Un dato è, comunque, certo: la masseria sopravvive assai precariamente, essendo oramai abbandonata, come tante altre aziende dell’agro di Ceglie che non hanno saputo essere al passo con i tempi e si sono rivelate incapaci di riconvertire la produzione si da renderla maggiormente competitiva e più economicamente redditizia.

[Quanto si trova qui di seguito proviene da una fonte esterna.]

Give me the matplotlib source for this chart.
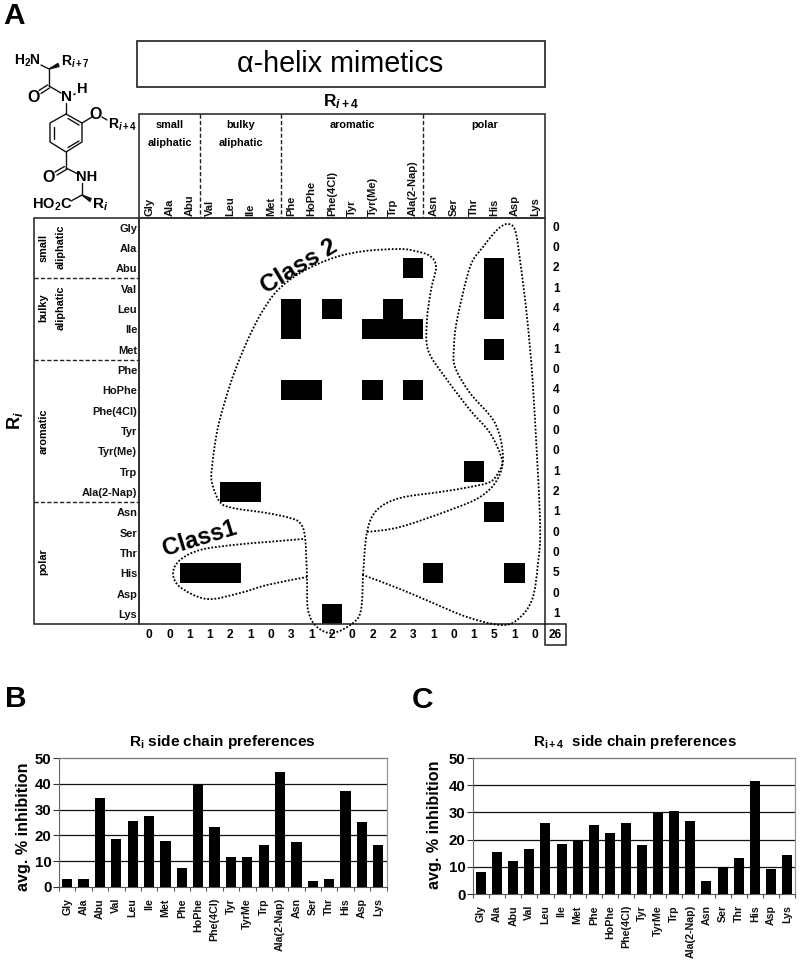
import numpy as np
import matplotlib
matplotlib.use("Agg")
import matplotlib.pyplot as plt
from matplotlib.path import Path
from matplotlib.patches import PathPatch, Rectangle, Polygon

plt.rcParams['font.family'] = ['Liberation Sans', 'DejaVu Sans']
plt.rcParams['mathtext.fontset'] = 'custom'
plt.rcParams['mathtext.rm'] = 'Liberation Sans:bold'
plt.rcParams['mathtext.bf'] = 'Liberation Sans:bold'
plt.rcParams['mathtext.it'] = 'Liberation Sans:bold:italic'
plt.rcParams['mathtext.default'] = 'rm'

# ---------- data ----------
matrix_labels = ['Gly', 'Ala', 'Abu', 'Val', 'Leu', 'Ile', 'Met', 'Phe', 'HoPhe', 'Phe(4Cl)', 'Tyr',
                 'Tyr(Me)', 'Trp', 'Ala(2-Nap)', 'Asn', 'Ser', 'Thr', 'His', 'Asp', 'Lys']
bar_labels = ['Gly', 'Ala', 'Abu', 'Val', 'Leu', 'Ile', 'Met', 'Phe', 'HoPhe', 'Phe(4Cl)', 'Tyr',
              'TyrMe', 'Trp', 'Ala(2-Nap)', 'Asn', 'Ser', 'Thr', 'His', 'Asp', 'Lys']
# hits: R_i row -> R_i+4 columns
hits = {
    'Abu': ['Ala(2-Nap)', 'His'],
    'Val': ['His'],
    'Leu': ['Phe', 'Phe(4Cl)', 'Trp', 'His'],
    'Ile': ['Phe', 'Tyr(Me)', 'Trp', 'Ala(2-Nap)'],
    'Met': ['His'],
    'HoPhe': ['Phe', 'HoPhe', 'Tyr(Me)', 'Ala(2-Nap)'],
    'Trp': ['Thr'],
    'Ala(2-Nap)': ['Leu', 'Ile'],
    'Asn': ['His'],
    'His': ['Abu', 'Val', 'Leu', 'Asn', 'Asp'],
    'Lys': ['Phe(4Cl)'],
}
row_totals = [0, 0, 2, 1, 4, 4, 1, 0, 4, 0, 0, 0, 1, 2, 1, 0, 0, 5, 0, 1]
col_totals = [0, 0, 1, 1, 2, 1, 0, 3, 1, 2, 0, 2, 2, 3, 1, 0, 1, 5, 1, 0]
grand_total = 26
group_breaks = [3, 7, 14]
ri_values = [3.2, 3.2, 34.5, 18.5, 25.5, 27.5, 18.0, 7.5, 40.0, 23.3, 11.5, 11.5, 16.2, 44.7, 17.5, 2.5,
             3.2, 37.3, 25.2, 16.2]
ri4_values = [8.0, 15.3, 12.0, 16.7, 26.0, 18.5, 20.0, 25.5, 22.5, 26.0, 18.0, 29.7, 30.5, 27.0, 4.7, 10.0,
              13.2, 41.7, 9.2, 14.3]

W, H = 800, 961
fig = plt.figure(figsize=(W / 100, H / 100), dpi=100, facecolor='white')


def px_axes(x0, y0, x1, y1, **kw):
    return fig.add_axes([x0 / W, 1 - y1 / H, (x1 - x0) / W, (y1 - y0) / H], **kw)


# ---------- matrix ----------
EDGE = '#303030'
ax = px_axes(139, 217.5, 545, 624)
grid = np.zeros((20, 20))
for r, cols in hits.items():
    for c in cols:
        grid[matrix_labels.index(r), matrix_labels.index(c)] = 1
ax.pcolormesh(np.arange(21), np.arange(21), grid, cmap='binary', vmin=0, vmax=1)
ax.set_xlim(0, 20)
ax.set_ylim(20, 0)
ax.xaxis.tick_top()
ax.set_xticks(np.arange(20) + 0.5)
ax.set_xticklabels(matrix_labels, rotation=90, fontsize=8.0, fontweight='bold', color='#111111')
ax.set_yticks(np.arange(20) + 0.5)
ax.set_yticklabels(matrix_labels, fontsize=7.9, fontweight='bold', color='#111111')
ax.tick_params(length=0, pad=1.2)
for lab in ax.get_xticklabels():
    lab.set_verticalalignment('bottom')
for s in ax.spines.values():
    s.set_color(EDGE)
    s.set_linewidth(1.2)
for i, v in enumerate(row_totals):
    ax.text(20.55, i + 0.5, str(v), ha='center', va='center', fontsize=8.6, fontweight='bold', clip_on=False)
for i, v in enumerate(col_totals):
    ax.text(i + 0.5, 20.52, str(v), ha='center', va='center', fontsize=8.6, fontweight='bold', clip_on=False)
ax.text(20.52, 20.52, str(grand_total), ha='center', va='center', fontsize=8.6, fontweight='bold', clip_on=False)


# ---------- bar charts ----------
def bar_chart(box, values, ):
    b = px_axes(*box)
    x = np.arange(len(values))
    b.bar(x, values, width=0.62, color='black', zorder=3)
    b.set_xlim(-0.5, len(values) - 0.5)
    b.set_ylim(0, 50)
    b.set_yticks(range(0, 51, 10))
    b.set_xticks(x)
    b.set_xticklabels(bar_labels, rotation=90, fontsize=7.7, fontweight='bold', color='#111111')
    b.set_xticks(np.arange(len(values) + 1) - 0.5, minor=True)
    b.tick_params(axis='x', which='major', length=0, pad=8)
    b.tick_params(axis='x', which='minor', length=3, width=0.8, color='#555555')
    b.tick_params(axis='y', length=4, width=0.8, color='#333333', pad=1.5, labelsize=10.8)
    for lab in b.get_yticklabels():
        lab.set_fontweight('bold')
    for yy in (10, 20, 30, 40):
        b.axhline(yy, color='#111111', lw=0.9, zorder=1)
    b.spines['top'].set_color('#777777')
    b.spines['right'].set_color('#999999')
    b.spines['left'].set_color('#666666')
    b.spines['bottom'].set_color('#555555')
    b.spines['top'].set_linewidth(0.9)
    b.spines['right'].set_linewidth(0.9)
    return b


bar_chart((59, 758, 386.5, 887), ri_values)
bar_chart((473, 758, 795, 894), ri4_values)

# ---------- overlay in pixel coordinates ----------
ov = fig.add_axes([0, 0, 1, 1], facecolor='none', zorder=10)
ov.set_xlim(0, W)
ov.set_ylim(H, 0)
ov.axis('off')


def T(x, y, s, size=8, weight='bold', rot=0, ha='center', va='center', **kw):
    ov.text(x, y, s, fontsize=size, fontweight=weight, rotation=rot, ha=ha, va=va,
            rotation_mode='anchor' if rot not in (0, 90) else 'default', **kw)


def L(xs, ys, lw=1.1, color='#202020', **kw):
    ov.plot(xs, ys, color=color, lw=lw, solid_capstyle='round', **kw)


def spline(points, closed=False):
    """Smooth curve through outline points, as cubic Bezier pieces."""
    p = np.array(points, float)
    n = len(p)
    verts, codes = [p[0]], [Path.MOVETO]
    for i in range(n - 1 + (1 if closed else 0)):
        p1, p2 = p[i % n], p[(i + 1) % n]
        p0 = p[(i - 1) % n] if (closed or i > 0) else p1
        p3 = p[(i + 2) % n] if (closed or i + 2 < n) else p2
        verts += [p1 + (p2 - p0) / 6, p2 - (p3 - p1) / 6, p2]
        codes += [Path.CURVE4] * 3
    return PathPatch(Path(verts, codes), fill=False, ec='black', lw=1.3, ls=(0, (1, 1)), zorder=6)


class2 = [(363, 575), (367, 532), (377, 510), (400, 498), (440, 492), (470, 487), (490, 482), (498, 473),
          (502, 460), (490, 433), (470, 410), (445, 377), (428, 350), (427, 320), (431, 290), (436, 267),
          (430, 256), (415, 251), (400, 249), (365, 251), (333, 258), (300, 273), (277, 291), (262, 312),
          (250, 335), (240, 358), (230, 385), (218, 427), (212, 467), (212, 483), (220, 502), (233, 508), (267, 513),
          (290, 518), (300, 523), (305, 537), (307, 577), (308, 610), (317, 627), (333, 633), (353, 623),
          (361, 610), (363, 575)]
class3 = [(367, 532), (400, 527), (450, 510), (480, 497), (497, 480), (503, 457), (495, 423), (470, 393),
          (455, 367), (454, 347), (457, 320), (470, 267), (483, 247), (497, 230), (507, 224), (515, 230),
          (520, 260), (527, 317), (533, 387), (540, 520), (538, 563), (532, 600), (517, 620), (500, 625),
          (467, 617), (433, 603), (400, 589), (363, 575)]
class1 = [(303, 539), (267, 542), (233, 545), (200, 550), (180, 560), (173, 573), (180, 587), (207, 599),
          (240, 593), (267, 585), (307, 577)]
for c in (class2, class3, class1):
    ov.add_patch(spline(c))
T(299, 267, 'Class 2', size=17.5, rot=31)
T(200, 539, 'Class1', size=17, rot=17)

# frames
ov.add_patch(Rectangle((137, 40.5), 407.5, 46.5, fill=False, ec='#202020', lw=1.2))
T(340.5, 64, '\u03b1-helix mimetics', size=20.7, weight='normal', family=['Liberation Sans', 'DejaVu Sans'])
ov.add_patch(Rectangle((139, 114), 406, 103.5, fill=False, ec=EDGE, lw=1.2))
ov.add_patch(Rectangle((33.5, 217.5), 105.5, 406.5, fill=False, ec=EDGE, lw=1.2))
ov.add_patch(Rectangle((545, 624), 21, 20.5, fill=False, ec='#202020', lw=1.1))
for k in group_breaks:
    xb = 139 + k * 406 / 20
    L([xb, xb], [114, 217], lw=1.0, ls=(0, (3, 1.6)))
    yb = 217.5 + k * 406.5 / 20
    L([33.5, 139], [yb, yb], lw=1.0, ls=(0, (3, 1.6)))

# group names
T(170, 125, 'small', size=7.8)
T(170, 143, 'aliphatic', size=7.8)
T(241, 125, 'bulky', size=7.8)
T(241, 143, 'aliphatic', size=7.8)
T(352, 125, 'aromatic', size=7.8)
T(485, 125, 'polar', size=7.8)
T(43.5, 248, 'small', size=7.8, rot=90)
T(60.5, 247, 'aliphatic', size=7.8, rot=90)
T(43.5, 308, 'bulky', size=7.8, rot=90)
T(60.5, 308, 'aliphatic', size=7.8, rot=90)
T(43.5, 431, 'aromatic', size=7.8, rot=90)
T(43.5, 562, 'polar', size=7.8, rot=90)

T(341, 102, r'R$_{\mathit{i+4}}$', size=12.5)
T(15, 421, r'R$_{\mathit{i}}$', size=13, rot=90)

# panel letters
T(3, 16, 'A', size=21.5, ha='left')
T(5, 699, 'B', size=21.5, ha='left')
T(412, 700, 'C', size=21.5, ha='left')

# bar titles
T(222, 742, r'R$_{\mathrm{i}}$ side chain preferences', size=11.1)
T(635, 742, r'R$_{\mathrm{i+4}}$  side chain preferences', size=10.9)
T(24, 827, 'avg. % inhibition', size=11.6, rot=90)
T(435, 825, 'avg. % inhibition', size=11.6, rot=90)

# ---------- chemical structure ----------
CH = '#101010'
S = dict(lw=1.0, color=CH)
L([41, 49], [65, 69], **S)
L([49, 49], [69, 86], **S)
L([47.5, 39], [85, 90.5], **S)
L([49.5, 41], [88, 93.5], **S)
L([49, 61], [86, 93], **S)
L([66, 66], [103, 114], **S)
hx = [66, 82, 82, 66, 50, 50, 66]
hy = [114, 123, 142, 152, 142, 123, 114]
L(hx, hy, **S)
L([54, 54], [127, 139], **S)
L([68, 79], [118.5, 125], **S)
L([68, 79], [147.5, 141], **S)
L([82, 92], [123, 117], **S)
L([102, 107], [117, 120], **S)
L([74, 75], [94.5, 94], lw=1.2, color=CH)
L([66, 66], [152, 168], **S)
L([64.5, 55], [166.5, 172], **S)
L([66.5, 57], [169.5, 175], **S)
L([66, 78], [168, 174], **S)
L([82, 82], [183, 195], **S)
L([82, 71], [195, 201], **S)
ov.add_patch(Polygon([(49, 69), (58, 63.5), (59, 66.5)], closed=True, color=CH))
ov.add_patch(Polygon([(82, 195), (91, 198.5), (90, 201.5)], closed=True, color=CH))

T(14.5, 61, r'H$_{\mathrm{2}}$N', size=10, ha='left')
T(61, 62, r'R$_{\mathit{i+7}}$', size=10, ha='left')
T(34, 97, 'O', size=11.5)
T(66, 97, 'N', size=11)
T(82, 89, 'H', size=10.5)
T(96, 114.5, 'O', size=11.5)
T(107.5, 125, r'R$_{\mathit{i+4}}$', size=10, ha='left')
T(49, 177, 'O', size=11.5)
T(87, 177, 'NH', size=10.5)
T(52.5, 205, r'HO$_{\mathrm{2}}$C', size=10.5)
T(92, 205, r'R$_{\mathit{i}}$', size=11, ha='left')

fig.savefig('out.png', dpi=100, facecolor='white')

L’antica chiesa-basilica, in cui a malapena è possibile leggere superstiti affreschi dai vaghi moduli bizantineggianti che la impreziosivano, è paurosamente degradata per essere stata destinata, per lunghi anni, a stalla. E’, ormai, il melanconico relitto di un passato glorioso, che sopravvive a se stessa ed è visitata soltanto da qualche sporadico studioso che si avventura fin li per esaminarla e ne commisera la triste fine. Decisamente inutile, in questi anni, si è rivelato ogni intervento che da varie parti e in momenti diversi è stato posto in essere per tentare, almeno, un restauro conservativo dell’illustre monumento. Gli organi preposti alla tutela del patrimonio architettonico della Puglia hanno sempre lamentato, pretestuosamente, la mancanza di fondi sufficienti, forse sperando che il vecchio tempio alfine crolli e, con buona pace di ciascuno, non se ne parli definitivamente più.